Section 1: Why Most Briefs Fail

Most "briefs" are not briefs. They're a campaign name, a vague goal, and maybe a mood board link. Creators receive them, fill in the blanks with their best guesses, and produce content that's 70% right — which means 30% wrong, which means revisions, which means late content and a frustrated creative on both sides.

Three specific failure modes:

  1. Vague objectives. "Drive awareness" is not an objective. Creators don't know what to optimize for, so they default to their standard content format — which may not align with your campaign goals at all.
  2. Missing content specs. Format, length, platform, aspect ratio, CTA placement — if any of these are missing, the creator makes a judgment call. One creator's judgment call is another brand's revision spiral.
  3. No usage rights or timeline. These are the two things most likely to cause post-campaign disputes. Both need to be in the brief before any content is produced, not negotiated after the fact.

The real cost: A campaign with two revision rounds adds 5–8 hours of back-and-forth. At 10 campaigns per quarter, that's 50–80 hours — roughly two full work weeks — spent fixing problems that a complete brief would have prevented.

The fix isn't complicated. You need a brief with seven specific sections. Fill them all out, and you've eliminated 90% of the friction that kills creator partnerships.

Section 2: The 7 Sections Every Campaign Brief Needs

These aren't arbitrary. Each section maps to a specific failure mode. Skip one and you're leaving a gap the creator will fill with assumptions.

Section What It Prevents Without It
1. Campaign Overview & Objectives Content that doesn't serve your goals Creator optimizes for their metrics, not yours
2. Target Audience Off-brand tone and messaging Creator defaults to their broadest audience
3. Content Requirements Wrong format, length, or platform 3–4 revision rounds on specs alone
4. Key Messages & Talking Points Missing or wrong claims Creator invents claims you can't verify
5. Usage Rights & Exclusivity Post-campaign disputes over paid ads Legal exposure and damaged relationship
6. Timeline & Deliverables Schedule Missed deadlines, rushed content Creator deprioritizes your deal for another
7. Compensation & Payment Terms Disputes over rate and payment timing Creator blacklists your brand in community channels

These seven sections apply to every brief — nano-creator TikTok at $200 or macro-creator YouTube integration at $40,000. Scale the detail level to the deal size, but don't skip sections entirely.

Section 3: Section-by-Section Template With Examples

Here's exactly what to write in each section, with a filled-in example you can adapt.

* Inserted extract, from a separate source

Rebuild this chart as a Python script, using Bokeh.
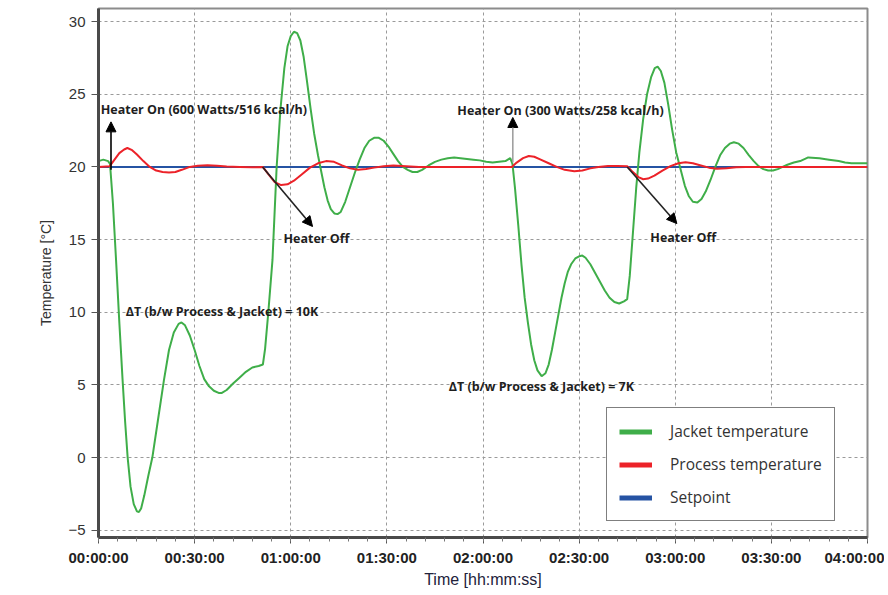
from bokeh.plotting import figure
from bokeh.models import (Range1d, FixedTicker, Arrow, NormalHead, Label, Legend, LegendItem)
from bokeh.embed import file_html
from bokeh.resources import INLINE

# ---------------- data (time in minutes, temperature in °C) ----------------
jacket_time = [0, 1.5, 3.0, 3.6, 4.5, 5.5, 6.5, 7.5, 8.3, 9.1, 10.0, 11.0, 12.0, 12.6, 13.3, 14.3,
               15.5, 16.8, 18.5, 20.4, 22.0, 23.5, 25.0, 25.9, 27.0, 28.5, 30.0, 31.5, 33.0, 34.5,
               36.0, 37.5, 38.5, 40.0, 42.0, 44.0, 46.0, 48.0, 50.0, 51.3, 52.0, 53.0, 54.3, 55.6,
               56.8, 58.0, 59.0, 60.0, 61.0, 62.0, 63.0, 64.0, 65.0, 66.2, 67.3, 68.5, 69.4, 70.5,
               71.5, 72.5, 73.6, 74.6, 75.6, 77.0, 78.5, 80.0, 81.5, 83.0, 84.5, 86.0, 87.5, 89.0,
               90.5, 92.0, 93.5, 95.0, 96.5, 98.0, 99.5, 101.0, 103.0, 105.0, 107.0, 109.0, 111.0,
               113.0, 115.0, 117.0, 119.0, 121.0, 123.0, 125.0, 127.0, 128.5, 129.2, 130.0, 131.0,
               132.0, 133.0, 134.0, 135.0, 136.0, 137.0, 138.3, 139.5, 140.5, 141.5, 142.5, 143.5,
               144.5, 145.5, 146.5, 147.5, 148.8, 150.0, 151.0, 152.0, 153.5, 155.0, 156.5, 158.0,
               159.5, 161.0, 162.5, 164.0, 165.0, 165.8, 166.8, 167.8, 168.8, 170.0, 171.2, 172.5,
               173.6, 174.5, 175.5, 176.6, 177.8, 179.0, 180.3, 181.7, 183.0, 184.2, 185.5, 186.9,
               188.2, 189.5, 191.0, 192.5, 194.0, 195.5, 197.0, 198.3, 199.8, 201.3, 203.0, 204.5,
               206.0, 207.5, 209.0, 210.5, 212.0, 213.5, 215.0, 217.0, 219.0, 221.5, 225.0, 228.0,
               231.0, 233.0, 235.0, 240.0]
jacket_temp = [20.4, 20.5, 20.4, 20.2, 17.5, 13.5, 9.3, 5.4, 2.5, 0.0, -2.0, -3.2, -3.7, -3.75, -3.5, -2.6,
               -1.3, 0.0, 2.5, 5.3, 7.4, 8.6, 9.2, 9.3, 9.1, 8.4, 7.4, 6.3, 5.4, 4.9,
               4.6, 4.45, 4.45, 4.65, 5.1, 5.5, 5.9, 6.2, 6.3, 6.4, 7.5, 10.0, 13.6, 20.0,
               24.0, 26.8, 28.3, 29.0, 29.3, 29.2, 28.7, 27.6, 26.0, 24.0, 22.3, 20.8, 19.8, 18.6,
               17.7, 17.1, 16.8, 16.75, 16.9, 17.6, 18.6, 19.6, 20.5, 21.3, 21.8, 22.0, 22.0, 21.8,
               21.4, 20.9, 20.4, 20.0, 19.8, 19.65, 19.65, 19.8, 20.1, 20.35, 20.5, 20.6, 20.65,
               20.6, 20.55, 20.5, 20.45, 20.35, 20.3, 20.35, 20.4, 20.6, 20.2, 18.5, 16.0,
               13.3, 11.0, 9.3, 7.8, 6.7, 6.0, 5.6, 5.8, 6.4, 7.4, 8.6, 9.8,
               11.0, 12.0, 12.8, 13.3, 13.7, 13.85, 13.9, 13.75, 13.3, 12.7, 12.1, 11.5,
               11.0, 10.7, 10.6, 10.75, 10.9, 12.5, 15.5, 18.5, 21.0, 23.3, 25.0, 26.2,
               26.8, 26.9, 26.6, 25.8, 24.3, 22.6, 21.0, 19.8, 18.7, 18.0, 17.6, 17.55,
               17.8, 18.3, 19.1, 20.0, 20.8, 21.3, 21.6, 21.7, 21.6, 21.3, 20.8, 20.4,
               20.05, 19.85, 19.75, 19.75, 19.85, 20.0, 20.15, 20.3, 20.4, 20.65, 20.6, 20.5,
               20.4, 20.3, 20.25, 20.25]

process_time = [0, 3.5, 5.0, 6.5, 8.0, 9.0, 10.5, 12.0, 14.0, 16.0, 18.0, 20.0, 22.0, 24.0, 26.0, 28.5,
                31.0, 34.0, 37.0, 40.0, 44.0, 48.0, 51.3, 53.0, 55.0, 57.0, 59.0, 61.0, 63.5, 66.0,
                68.5, 71.0, 73.5, 76.0, 78.5, 81.0, 83.5, 86.0, 89.0, 92.0, 96.0, 100.0, 110.0,
                120.0, 129.0, 130.5, 132.5, 134.3, 136.0, 138.0, 140.5, 143.0, 145.5, 148.5, 151.0,
                153.5, 156.0, 159.0, 162.0, 165.0, 166.5, 168.5, 170.0, 171.5, 173.5, 176.0, 178.5,
                181.0, 183.2, 185.5, 188.0, 190.5, 193.0, 196.0, 199.0, 202.0, 240.0]
process_temp = [20.0, 20.05, 20.5, 20.95, 21.2, 21.3, 21.15, 20.85, 20.4, 20.0, 19.75, 19.65, 19.62, 19.65, 19.8, 20.0,
                20.08, 20.12, 20.08, 20.02, 20.0, 19.97, 20.0, 19.5, 18.95, 18.75, 18.8, 19.05, 19.5, 19.95,
                20.25, 20.4, 20.35, 20.1, 19.9, 19.8, 19.85, 19.95, 20.05, 20.1, 20.05, 20.0, 20.0,
                20.0, 20.0, 20.3, 20.6, 20.75, 20.7, 20.5, 20.25, 20.0, 19.8, 19.7, 19.75,
                19.9, 20.0, 20.07, 20.07, 20.05, 19.7, 19.3, 19.15, 19.2, 19.4, 19.75, 20.05,
                20.25, 20.32, 20.25, 20.1, 19.95, 19.88, 19.9, 19.97, 20.0, 20.0]

setpoint_time = [0, 240]
setpoint_temp = [20, 20]

x_ticks = [0, 30, 60, 90, 120, 150, 180, 210, 240]
x_tick_labels = ["00:00:00", "00:30:00", "01:00:00", "01:30:00", "02:00:00",
                 "02:30:00", "03:00:00", "03:30:00", "04:00:00"]
x_minor_ticks = list(range(0, 241, 6))
y_ticks = [-5, 0, 5, 10, 15, 20, 25, 30]

series_names = ["Jacket temperature", "Process temperature", "Setpoint"]
series_colors = ["#3fae49", "#ec2229", "#2553a3"]

# annotation texts and anchor positions (data units)
note_texts = ["Heater On (600 Watts/516 kcal/h)", "Heater On (300 Watts/258 kcal/h)",
              "Heater Off", "Heater Off",
              "\u0394T (b/w Process & Jacket) = 10K", "\u0394T (b/w Process & Jacket) = 7K"]
note_x = [0.7, 112.0, 68.0, 182.5, 8.5, 109.3]
note_y = [23.95, 23.9, 15.1, 15.17, 10.05, 4.9]
note_align = ["left", "left", "center", "center", "left", "left"]

arrow_x0 = [3.9, 129.3, 51.2, 165.0]
arrow_y0 = [19.8, 20.3, 20.0, 20.0]
arrow_x1 = [3.9, 129.3, 66.8, 180.5]
arrow_y1 = [23.1, 23.4, 15.9, 16.1]
arrow_shaft = ["#000000", "#a0a0a0", "#222222", "#222222"]

# ---------------- figure ----------------
p = figure(width=884, height=590, output_backend="svg", toolbar_location=None,
           x_range=Range1d(0, 240), y_range=Range1d(-5.5, 30.9),
           min_border_left=98, min_border_right=17, min_border_top=8, min_border_bottom=52)
p.background_fill_color = "white"
p.border_fill_color = "white"
p.outline_line_color = "#8c8c8c"
p.outline_line_width = 2

p.xaxis.ticker = FixedTicker(ticks=x_ticks, minor_ticks=x_minor_ticks)
p.xaxis.major_label_overrides = {t: l for t, l in zip(x_ticks, x_tick_labels)}
p.yaxis.ticker = FixedTicker(ticks=y_ticks)

for ax in (p.xaxis[0], p.yaxis[0]):
    ax.axis_line_color = "#4a4a4a"
    ax.axis_line_width = 3
    ax.major_tick_line_color = "#555555"
    ax.minor_tick_line_color = "#777777"
    ax.major_tick_in = 0
    ax.minor_tick_in = 0
    ax.major_label_text_font = "Liberation Sans"
    ax.major_label_text_color = "#222222"
    ax.axis_label_text_font = "Liberation Sans"
    ax.axis_label_text_font_style = "normal"

p.xaxis.major_tick_out = 6
p.xaxis.minor_tick_out = 4
p.xaxis.major_label_text_font_size = "15px"
p.xaxis.major_label_text_font_style = "bold"
p.xaxis.major_label_standoff = 5
p.xaxis.axis_label = "Time [hh:mm:ss]"
p.xaxis.axis_label_text_font_size = "16px"
p.xaxis.axis_label_text_color = "#22223a"
p.xaxis.axis_label_standoff = 2

p.yaxis.major_tick_out = 7
p.yaxis.minor_tick_out = 0
p.yaxis.minor_tick_line_color = None
p.yaxis.major_label_text_font_size = "15px"
p.yaxis.major_label_text_color = "#333333"
p.yaxis.major_label_standoff = 6
p.yaxis.axis_label = "Temperature [\u00b0C]"
p.yaxis.axis_label_text_font_size = "14px"
p.yaxis.axis_label_text_color = "#333333"
p.yaxis.axis_label_standoff = 11

for g in (p.xgrid[0], p.ygrid[0]):
    g.grid_line_color = "#9a9a9a"
    g.grid_line_dash = "3 3"
    g.grid_line_width = 1
p.xgrid.ticker = FixedTicker(ticks=x_ticks)
p.ygrid.ticker = FixedTicker(ticks=y_ticks)

# ---------------- series ----------------
p.line(setpoint_time, setpoint_temp, line_color=series_colors[2], line_width=2)
p.line(jacket_time, jacket_temp, line_color=series_colors[0], line_width=2)
p.line(process_time, process_temp, line_color=series_colors[1], line_width=2)

# ---------------- arrows & notes ----------------
for x0, y0, x1, y1, sc in zip(arrow_x0, arrow_y0, arrow_x1, arrow_y1, arrow_shaft):
    p.add_layout(Arrow(end=NormalHead(size=10, fill_color="black", line_color="black", line_width=1),
                       x_start=x0, y_start=y0, x_end=x1, y_end=y1,
                       line_color=sc, line_width=1.6))

for txt, x, y, al in zip(note_texts, note_x, note_y, note_align):
    p.add_layout(Label(x=x, y=y, text=txt, text_align=al, text_baseline="middle",
                       text_font="Open Sans", text_font_style="bold", text_font_size="12.5px",
                       text_color="#1e1e1e"))

# ---------------- legend (thick swatches via legend-only renderers) ----------------
nan = float("nan")
dummies = [p.line([nan], [nan], line_color=c, line_width=5) for c in series_colors]
legend = Legend(items=[LegendItem(label=n, renderers=[r]) for n, r in zip(series_names, dummies)],
                location=(508, 16), margin=0, padding=12, spacing=11,
                glyph_width=33, glyph_height=19, label_height=19, label_width=140,
                label_standoff=18, border_line_color="black", border_line_width=1,
                background_fill_color="white", background_fill_alpha=1.0,
                label_text_font="Open Sans", label_text_font_size="15.5px",
                label_text_color="#333333")
p.add_layout(legend)

open("out.html", "w").write(file_html(p, INLINE))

Section 1: Campaign Overview & Objectives

One paragraph covering the campaign context, then a single clear objective statement with a measurable target. If you can't write a measurable objective, you're not ready to brief anyone.

Template

Campaign Name: [Name] | Launch Date: [Date]

Overview: [1–2 sentences on what you're launching and why this creator fits the campaign]

Primary Objective: [Drive X action among Y audience by Z date]

Primary KPI: [Views / Clicks / Sign-ups / Conversions] — Target: [number]

Example: "Campaign: Spring Skincare Launch. We're introducing a new SPF-focused moisturizer to Gen-Z audiences who follow clean beauty creators. Primary Objective: Drive 3,000 product page visits from TikTok by May 15. Primary KPI: Link-in-bio clicks — Target: 3,000."

One objective, one KPI. Briefs that list five objectives ("awareness, engagement, conversions, brand affinity, and reach") give creators no guidance. Pick the metric that matters most for this specific campaign.

Section 2: Target Audience

Describe the person you're trying to reach. Age range, interests, platforms they use, and the specific pain point or desire your product addresses. The more specific, the better the creator can calibrate their tone.

Template

Primary Audience: [Age range, gender split if relevant, location if relevant]

Interests & Behaviors: [What they follow, what they buy, what they care about]

Pain Point / Desire: [The specific problem this campaign solves or aspiration it taps]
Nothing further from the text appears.